I once heard the objection that the price rise was predictable — that students in the petrochemical faculties were told in the late nineties to expect an era of expensive oil. Fine. But predictability is beside the point, and it actually sharpens mine. Luck is undeserved success, victory that comes not from your own merit but from the circumstances around you. Not one of those professors forecasting expensive oil ever claimed the rise would be produced by the actions of this particular man. It would have happened with anyone in the chair. He simply occupied the chair when the windfall blew through the window. That is the textbook definition of luck.

The lookout

Which brings us back to the present, and to the latest accident to fall in his favor. His current good fortune also has a name, and the name is the American president.

Watch the choreography of these recent days. An ultimatum is issued: thirty days of ceasefire, or sanctions and weapons. The refusal comes overnight. And then, instead of the promised consequences, the American president pivots without warning, calls it a great day, and urges the victim to rush to a meeting on terms the aggressor has already gutted. One day a threat, the next day its opposite, a man visibly contradicting himself in public — and that incoherence is not a flaw in the cover; it is the cover. Chaos is exactly the smoke a killer needs. While one man manufactures confusion with his statements, the other manufactures corpses behind the screen.

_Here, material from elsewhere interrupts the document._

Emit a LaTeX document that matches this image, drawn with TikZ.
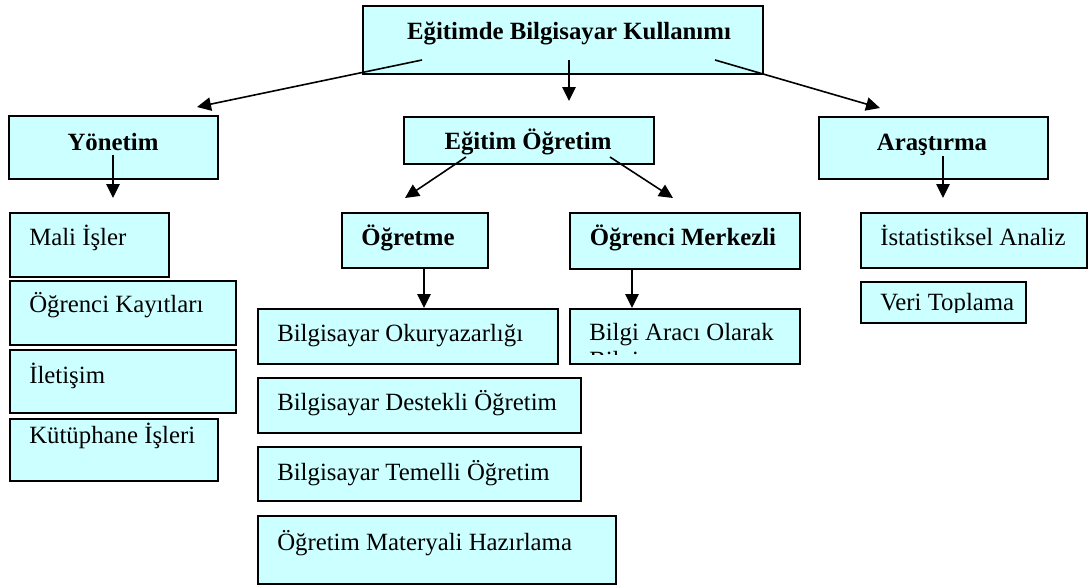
\documentclass[tikz,border=0pt]{standalone}
\usepackage{fontspec}
\setmainfont{Liberation Serif}
\usetikzlibrary{arrows.meta,calc}
\definecolor{boxfill}{HTML}{CCFFFF}
\tikzset{
  box/.style={draw=black, line width=1.3pt, fill=boxfill, inner sep=0pt, anchor=north west},
  lbl/.style={anchor=base west, inner sep=0pt, font=\fontsize{18.6}{22}\selectfont},
  blbl/.style={anchor=base, inner sep=0pt, font=\fontsize{18.6}{22}\selectfont\bfseries},
  arr/.style={line width=1.2pt, -{Triangle[length=10.5pt,width=10pt]}}
}
\newcommand\mkbox[5]{\node[box, minimum width={(#4-#2)*0.75pt}, minimum height={(#5-#3)*0.75pt}] (#1) at (#2,#3) {};}
\begin{document}
\begin{tikzpicture}[x=0.75pt,y=-0.75pt]
\useasboundingbox (0,0) rectangle (1088,586);
% boxes
\mkbox{top}{362}{5}{762}{73}
\mkbox{yon}{8}{115}{217}{178}
\mkbox{eo}{403}{116}{653}{163}
\mkbox{ara}{818}{116}{1047}{178}
\mkbox{mali}{9}{212}{168}{276}
\mkbox{kay}{9}{280}{235}{344}
\mkbox{ilet}{9}{349}{235}{412}
\mkbox{kut}{9}{418}{217}{480}
\mkbox{ogm}{341}{212}{487}{267}
\mkbox{om}{569}{212}{799}{268}
\mkbox{okur}{257}{308}{557}{363}
\mkbox{bilgi}{569}{308}{799}{363}
\mkbox{dest}{257}{377}{580}{432}
\mkbox{tem}{257}{446}{580}{500}
\mkbox{mat}{257}{515}{615}{583}
\mkbox{ist}{860}{212}{1086}{267}
\mkbox{veri}{860}{281}{1025}{322}
% bold labels
\node[blbl] (topT) at (569,39) {Eğitimde Bilgisayar Kullanımı};
\node[blbl] (yonT) at (113,150) {Yönetim};
\node[blbl] (eoT) at (528,149) {Eğitim Öğretim};
\node[blbl] (araT) at (932,150) {Araştırma};
\node[blbl] (ogmT) at (408,245) {Öğretme};
\node[blbl] (omT) at (683,245) {Öğrenci Merkezli};
% plain labels
\node[lbl] (maliT) at (29,245) {Mali İşler};
\node[lbl] (kayT) at (29,312) {Öğrenci Kayıtları};
\node[lbl] (iletT) at (29,383) {İletişim};
\node[lbl] (kutT) at (29,443) {Kütüphane İşleri};
\node[lbl] (okurT) at (277,341) {Bilgisayar Okuryazarlığı};
\node[lbl] (destT) at (277,410) {Bilgisayar Destekli Öğretim};
\node[lbl] (temT) at (277,480) {Bilgisayar Temelli Öğretim};
\node[lbl] (matT) at (277,550) {Öğretim Materyali Hazırlama};
\node[lbl] (istT) at (880,245) {İstatistiksel Analiz};
\begin{scope}
  \clip (569,308) rectangle (799,354);
  \node[lbl] (bilgiT) at (589,340) {Bilgi Aracı Olarak};
  \node[lbl] (bilgiT2) at (589,368) {Bilgisayar};
\end{scope}
\begin{scope}
  \clip (860,281) rectangle (1025,312);
  \node[lbl] (veriT) at (880,310) {Veri Toplama};
\end{scope}
% connector end points
\coordinate (s1) at (422,60);  \coordinate (e1) at (197,107);
\coordinate (s2) at (569,60);  \coordinate (e2) at (569,101);
\coordinate (s3) at (715,60);  \coordinate (e3) at (880,108);
\coordinate (s4) at (113,155); \coordinate (e4) at (113,198);
\coordinate (s5) at (466,157); \coordinate (e5) at (405,198);
\coordinate (s6) at (610,157); \coordinate (e6) at (673,198);
\coordinate (s7) at (424,267); \coordinate (e7) at (424,308);
\coordinate (s8) at (632,268); \coordinate (e8) at (632,308);
\coordinate (s9) at (943,156); \coordinate (e9) at (943,198);
\foreach \i in {1,...,9} {\draw[arr] (s\i) -- (e\i);}
\end{tikzpicture}
\end{document}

They are a near-perfect pairing: the one who creates the distraction and the one who exploits it. Looked at coldly, what the world is dealing with resembles a small, well-functioning criminal enterprise of two — one waging the war, the other standing lookout.

So the answer to my opening question is finally in view. How does a dictator commanding a sliver of global output dictate terms to a coalition holding roughly half of it, with overwhelming military superiority on the other side? Not through strength. Through a sequence of fortunate accidents that has held, improbably, for a quarter of a century — a rescue here, an anointment there, a tidal wave of oil money, and now a useful chaos in Washington.

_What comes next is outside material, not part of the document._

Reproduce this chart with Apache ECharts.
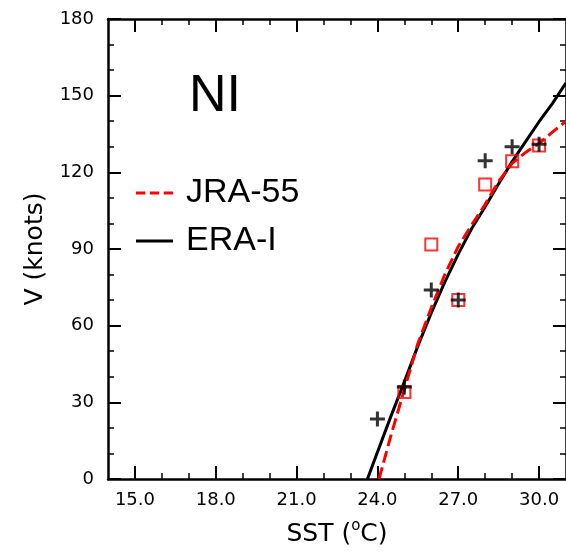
<!DOCTYPE html>
<html><head><meta charset="utf-8">
<script src="https://cdn.jsdelivr.net/npm/echarts@6/dist/echarts.min.js"></script>
<style>html,body{margin:0;padding:0;background:#fff}#c{width:566px;height:552px}</style>
</head><body><div id="c"></div>
<script>
const xMajorTicks = [15, 18, 21, 24, 27, 30];
const xMinorTicks = [16, 17, 19, 20, 22, 23, 25, 26, 28, 29];
const eraSST = [24, 25, 26, 27, 28, 29, 30];
const eraV = [23.5, 36, 74, 70, 124.5, 130, 131];
const jraSST = [25, 26, 27, 28, 29, 30];
const jraV = [34, 91.8, 70, 115.2, 124.3, 130.5];
const eraFitSST = [23.63, 24, 24.5, 25, 25.5, 26, 26.5, 27, 27.5, 28, 28.5, 29, 29.5, 30, 30.5, 31];
const eraFitV = [0, 10.5, 24.5, 38, 52, 65, 77, 88, 98, 106.5, 115.5, 124.2, 132, 139.8, 147, 155];
const jraFitSST = [24.06, 24.5, 25, 25.5, 26, 26.5, 27, 27.5, 28, 28.5, 29, 29.5, 30, 30.5, 31];
const jraFitV = [0, 17, 35, 53, 67, 80, 91, 99.5, 107.5, 116.5, 123.5, 127.8, 131.3, 135.8, 140];

const zip = (a, b) => a.map((v, i) => [v, b[i]]);
const TF = 'DejaVu Sans';
const BIG = 'Liberation Sans';
const xBase = {type: 'value', min: 14, max: 31, gridIndex: 0, splitLine: {show: false}};
const yBase = {type: 'value', min: 0, max: 180, interval: 30, gridIndex: 0, splitLine: {show: false}};
const axLine = {show: true, lineStyle: {color: '#000', width: 2.5}};
const plusPath = 'path://M4,0 H6 V4 H10 V6 H6 V10 H4 V6 H0 V4 H4 Z';
const dashIcon = 'path://M0,0 H9 V3 H0 Z M13.5,0 H22.5 V3 H13.5 Z M27,0 H36 V3 H27 Z';
const solidIcon = 'path://M0,0 H36 V3 H0 Z';

const chart = echarts.init(document.getElementById('c'), null, {renderer: 'canvas'});
chart.setOption({
  animation: false,
  backgroundColor: '#fff',
  grid: {left: 108, top: 19, width: 459, height: 461, containLabel: false},
  title: {text: 'NI', left: 189, top: 71, padding: 0,
    textStyle: {fontSize: 52, fontWeight: 'normal', fontFamily: BIG, color: '#000', lineHeight: 52}},
  legend: {
    orient: 'vertical', left: 136, top: 176, padding: 0,
    itemWidth: 37, itemHeight: 14, itemGap: 14,
    textStyle: {fontSize: 34, fontFamily: BIG, color: '#000', lineHeight: 32, padding: [0, 0, 0, 8]},
    data: [
      {name: 'JRA-55', icon: dashIcon, itemStyle: {color: '#ff0000', borderWidth: 0}},
      {name: 'ERA-I', icon: solidIcon, itemStyle: {color: '#000', borderWidth: 0}}
    ]
  },
  xAxis: [
    Object.assign({}, xBase, {
      position: 'bottom', axisLine: axLine,
      axisTick: {show: true, inside: true, length: 13, customValues: xMajorTicks, lineStyle: {color: '#000', width: 2}},
      axisLabel: {show: true, customValues: xMajorTicks, formatter: v => v.toFixed(1), margin: 12,
        fontSize: 18, fontFamily: TF, color: '#000'},
      name: '{a|SST (}{s|o}{a|C)}', nameLocation: 'middle', nameGap: 40,
      nameTextStyle: {rich: {
        a: {fontSize: 25, fontFamily: TF, color: '#000'},
        s: {fontSize: 15, fontFamily: TF, color: '#000', padding: [0, 0, 16, 0]}
      }}
    }),
    Object.assign({}, xBase, {
      position: 'bottom', axisLine: {show: false},
      axisTick: {show: true, inside: true, length: 6, customValues: xMinorTicks, lineStyle: {color: '#000', width: 1.5}},
      axisLabel: {show: false}
    }),
    Object.assign({}, xBase, {
      position: 'top', axisLine: axLine,
      axisTick: {show: true, inside: true, length: 13, customValues: xMajorTicks, lineStyle: {color: '#000', width: 2}},
      axisLabel: {show: false}
    }),
    Object.assign({}, xBase, {
      position: 'top', axisLine: {show: false},
      axisTick: {show: true, inside: true, length: 6, customValues: xMinorTicks, lineStyle: {color: '#000', width: 1.5}},
      axisLabel: {show: false}
    })
  ],
  yAxis: [
    Object.assign({}, yBase, {
      position: 'left', axisLine: axLine,
      axisTick: {show: true, inside: true, length: 13, lineStyle: {color: '#000', width: 2}},
      minorTick: {show: true, splitNumber: 3, length: 6, lineStyle: {color: '#000', width: 1.5}},
      axisLabel: {show: true, margin: 14, fontSize: 18, fontFamily: TF, color: '#000'},
      name: 'V (knots)', nameLocation: 'middle', nameGap: 60, nameRotate: 90,
      nameTextStyle: {fontSize: 25, fontFamily: TF, color: '#000'}
    }),
    Object.assign({}, yBase, {
      position: 'right', axisLine: axLine,
      axisTick: {show: true, inside: true, length: 13, lineStyle: {color: '#000', width: 2}},
      minorTick: {show: true, splitNumber: 3, length: 6, lineStyle: {color: '#000', width: 1.5}},
      axisLabel: {show: false}
    })
  ],
  series: [
    {name: 'ERA-I', type: 'line', xAxisIndex: 0, yAxisIndex: 0, data: zip(eraFitSST, eraFitV),
      symbol: 'none', smooth: false, clip: true,
      lineStyle: {color: '#000', width: 3}, itemStyle: {color: '#000'}, z: 2},
    {name: 'JRA-55', type: 'line', xAxisIndex: 0, yAxisIndex: 0, data: zip(jraFitSST, jraFitV),
      symbol: 'none', smooth: false, clip: true,
      lineStyle: {color: '#ff0000', width: 3, type: [12, 5]}, itemStyle: {color: '#ff0000'}, z: 3},
    {name: 'JRA-55 obs', type: 'scatter', xAxisIndex: 0, yAxisIndex: 0, data: zip(jraSST, jraV),
      symbol: 'rect', symbolSize: 12,
      itemStyle: {color: 'rgba(0,0,0,0)', borderColor: '#ff0000', borderWidth: 2}, z: 4},
    {name: 'ERA-I obs', type: 'scatter', xAxisIndex: 0, yAxisIndex: 0, data: zip(eraSST, eraV),
      symbol: plusPath, symbolSize: 15,
      itemStyle: {color: '#000'}, z: 5}
  ]
});
</script></body></html>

Twenty-five years, fully counted

There is one last correction I want to make, and it concerns how we weigh the whole period. For years the regime invited us to judge it by the fat decade alone — to let the memory of rising incomes stand in for the entire era. That accounting is now obsolete, and we are free to compare again. Because the same rule that brought the prosperous 2000s has brought us here: to a war in the heart of Europe, to a country set against the civilized world, to the dismantling of every institution that might have outlived one man. The twenty-five years are a single thing. You do not get to keep the windfall on the ledger and leave off the catastrophe. Count honestly, and the verdict is not a balance sheet with a respectable surplus; it is a country driven toward collapse by a man who was lucky for a long time and is now spending the bill.

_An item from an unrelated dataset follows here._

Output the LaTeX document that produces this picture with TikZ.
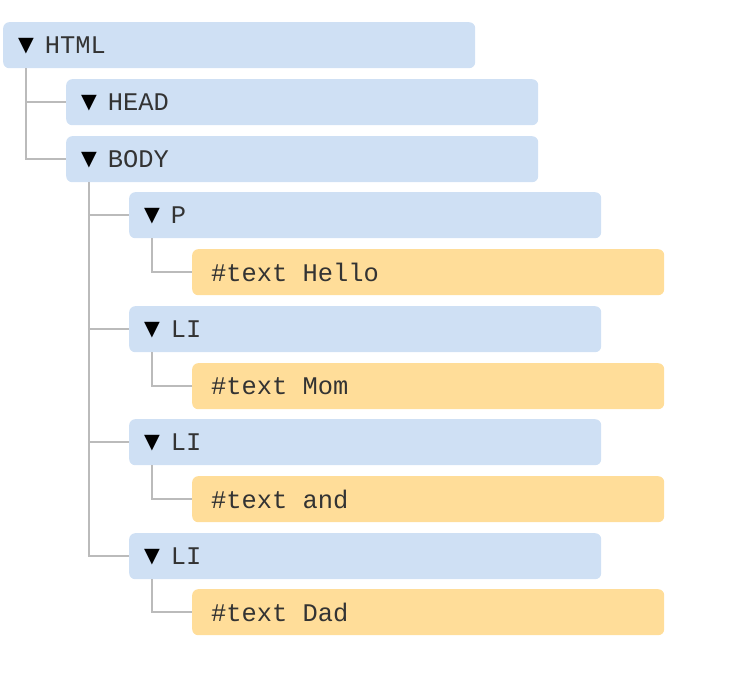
\documentclass[tikz,border=0pt]{standalone}
\usepackage{fontspec}
\setmonofont{Liberation Mono}
\newfontfamily\trifont{DejaVu Sans}
\definecolor{blueboxc}{HTML}{CFE0F4}
\definecolor{orangeboxc}{HTML}{FFDD99}
\definecolor{linec}{HTML}{BBBBBB}
\definecolor{textc}{HTML}{333333}
\newcommand{\tri}{\raisebox{2pt}{\trifont\fontsize{20.5}{22}\selectfont\color{black}▼}\hspace{11pt}}
\newcommand{\msp}{\hspace{0.6em}}
\tikzset{
  treebox/.style={anchor=north west, rounded corners=6pt, minimum height=46pt,
    text width=442pt, inner xsep=15pt, inner ysep=0pt, align=left,
    font=\ttfamily\fontsize{25.4}{30}\selectfont, text=textc},
  elbox/.style={treebox, fill=blueboxc},
  txtbox/.style={treebox, fill=orangeboxc},
  conn/.style={draw=linec, line width=1.5pt}
}
\begin{document}
\begin{tikzpicture}[x=1pt,y=1pt]
\useasboundingbox (0,0) rectangle (729,-678);
\node[elbox] (html) at (3,-22) {\tri HTML};
\node[elbox] (head) at (66,-79) {\tri HEAD};
\node[elbox] (body) at (66,-136) {\tri BODY};
\node[elbox] (p) at (129,-192) {\tri P};
\node[txtbox] (hello) at (192,-249) {\hspace{4pt}\#text\msp Hello};
\node[elbox] (li1) at (129,-306) {\tri LI};
\node[txtbox] (mom) at (192,-363) {\hspace{4pt}\#text\msp Mom};
\node[elbox] (li2) at (129,-419) {\tri LI};
\node[txtbox] (and) at (192,-476) {\hspace{4pt}\#text\msp and};
\node[elbox] (li3) at (129,-533) {\tri LI};
\node[txtbox] (dad) at (192,-589) {\hspace{4pt}\#text\msp Dad};
\draw[conn] ([xshift=23pt]html.south west) |- (head.west);
\draw[conn] ([xshift=23pt]html.south west) |- (body.west);
\draw[conn] ([xshift=23pt]body.south west) |- (p.west);
\draw[conn] ([xshift=23pt]body.south west) |- (li1.west);
\draw[conn] ([xshift=23pt]body.south west) |- (li2.west);
\draw[conn] ([xshift=23pt]body.south west) |- (li3.west);
\draw[conn] ([xshift=23pt]p.south west) |- (hello.west);
\draw[conn] ([xshift=23pt]li1.south west) |- (mom.west);
\draw[conn] ([xshift=23pt]li2.south west) |- (and.west);
\draw[conn] ([xshift=23pt]li3.south west) |- (dad.west);
\end{tikzpicture}
\end{document}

And luck, whatever else it is, is not infinite. History leaves room for coincidences, but coincidences run out. I cannot tell you the hour the streak ends — I do not know, and anyone who claims to is selling something. What I am certain of is the shape of it. This rule was never built on merit, so there is no reservoir of genuine achievement to fall back on once the accidents stop arriving. It can be answered, in the end, only where every false legend is finally tested — on the ground, by people who have nowhere left to retreat and who are, in the one domain that now decides wars, the technology, winning. When the luck finally fails, and it will, it will not fail alone. It will take the whole story of this regime down with it.